クリスマスの朝のために。
小学生以下の方は、夢を壊される可能性があります、ご注意ください。
『サンタさんへ。今年のプレゼントはお人形のお家セットがいいです。』
恐らく幼稚園くらいの頃にわたしが書いた『サンタさんへの手紙』が出てきた。両親が残してくれていた、思い出箱〜5歳から10歳まで〜に入っていた。
わたしの両親は、わたしが小さい頃に描いた絵や、幼稚園小学校の工作、作品や習字などを『思い出箱』に残してくれていた。
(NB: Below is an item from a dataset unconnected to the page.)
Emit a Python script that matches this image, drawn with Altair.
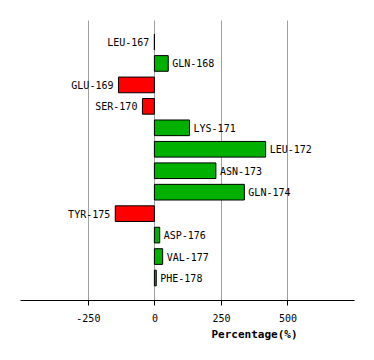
import altair as alt
import pandas as pd

residues = ["LEU-167", "GLN-168", "GLU-169", "SER-170", "LYS-171", "LEU-172",
            "ASN-173", "GLN-174", "TYR-175", "ASP-176", "VAL-177", "PHE-178"]
values = [0, 52, -135, -45, 132, 418, 231, 338, -147, 20, 31, 7]
tick_values = [-250, 0, 250, 500]

df = pd.DataFrame({"residue": residues, "value": values})

FONT = "DejaVu Sans Mono"

y_enc = alt.Y("residue:N", sort=residues, axis=None,
              scale=alt.Scale(paddingInner=0.27, paddingOuter=0.66))
x_enc = alt.X("value:Q",
              scale=alt.Scale(domain=[-505, 750], nice=False, zero=False),
              axis=alt.Axis(values=tick_values, title="Percentage(%)",
                            grid=True, gridColor="#a0a0a0", gridWidth=1,
                            domainColor="black", domainWidth=1,
                            tickColor="black", tickSize=5, tickWidth=1,
                            labelFont=FONT, labelFontSize=10, labelColor="black",
                            labelPadding=8, labelExpr="replace(datum.label, '\u2212', '-')",
                            titleFont=FONT, titleFontSize=11, titleFontWeight="bold",
                            titleColor="black", titleX=234, titleY=37,
                            titleAlign="center", titleBaseline="alphabetic",
                            titleAnchor="start"))

base = alt.Chart(df)

bars = base.mark_bar(stroke="black", strokeWidth=1).encode(
    x=x_enc,
    x2=alt.datum(0),
    y=y_enc,
    color=alt.condition("datum.value > 0", alt.value("#00b000"), alt.value("#ff0000")),
)

pos_text = base.transform_filter("datum.value > 0").mark_text(
    align="left", baseline="middle", dx=4, dy=1, font=FONT, fontSize=10, color="black"
).encode(x="value:Q", y=y_enc, text="residue:N")

neg_text = base.transform_filter("datum.value <= 0").mark_text(
    align="right", baseline="middle", dx=-5, dy=1, font=FONT, fontSize=10, color="black"
).encode(x="value:Q", y=y_enc, text="residue:N")

chart = alt.layer(bars, pos_text, neg_text).properties(
    width=334, height=280,
    background="white",
    autosize=alt.AutoSizeParams(type="none"),
    padding={"left": 12, "top": 12, "right": 12, "bottom": 50},
).configure_view(stroke=None)

chart.save("out.html", embed_options={"renderer": "svg", "actions": False})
箱を開けると、こんなものまで!と驚くものから、あの頃を思い出し思わず笑ってしまうようなものまで様々だ。
サンタさんへの手紙。これを書いた頃のわたしは、本物のサンタクロースへ届いていると信じていた。そして、クリスマスイブの夜は、サンタクロースが空飛ぶソリでやって来てプレゼントをくれるのだと信じていた。
だから、我が家のサンタクロースの正体を知るまでは、クリスマスのメインイベントはクリスマスイブの夜で、期待通りのプレゼントが届くかどうかが楽しみだった。
クリスマスと言えばイブの夜だった。
大人になったわたしは、我が家のサンタクロースが誰なのかを知ってるし、その誰かは空飛ぶソリには乗らないけれど、わたしにとっては本物のサンタさんであることも分かっている。
何故ならば、わたしにとって本物のサンタさんの子供であるわたしも、あの子にとって本物のサンタさんであるからだ。血は争えないのである。
あの子から今年も『サンタさんへの手紙』を届けるように手渡された。クラスで流行ってるアニメの漫画が欲しいらしい。今から全巻揃えて買えるか微妙なところだ。
けれどあの子の本物のサンタさんであるわたしは、精一杯奔走しようと思う。
ワクワクした気分でイブの夜に眠るあの子のために。
クリスマスの朝、笑顔でプレゼントを自慢するであろうあの子のために。
子供の頃は、クリスマスはイブの夜だった。
大人になった今は、クリスマスのメインはクリスマスの朝である。
あの子からのとびきりの笑顔のクリスマスプレゼントが貰えるように、わたしはプレゼントを探しまわるのだった。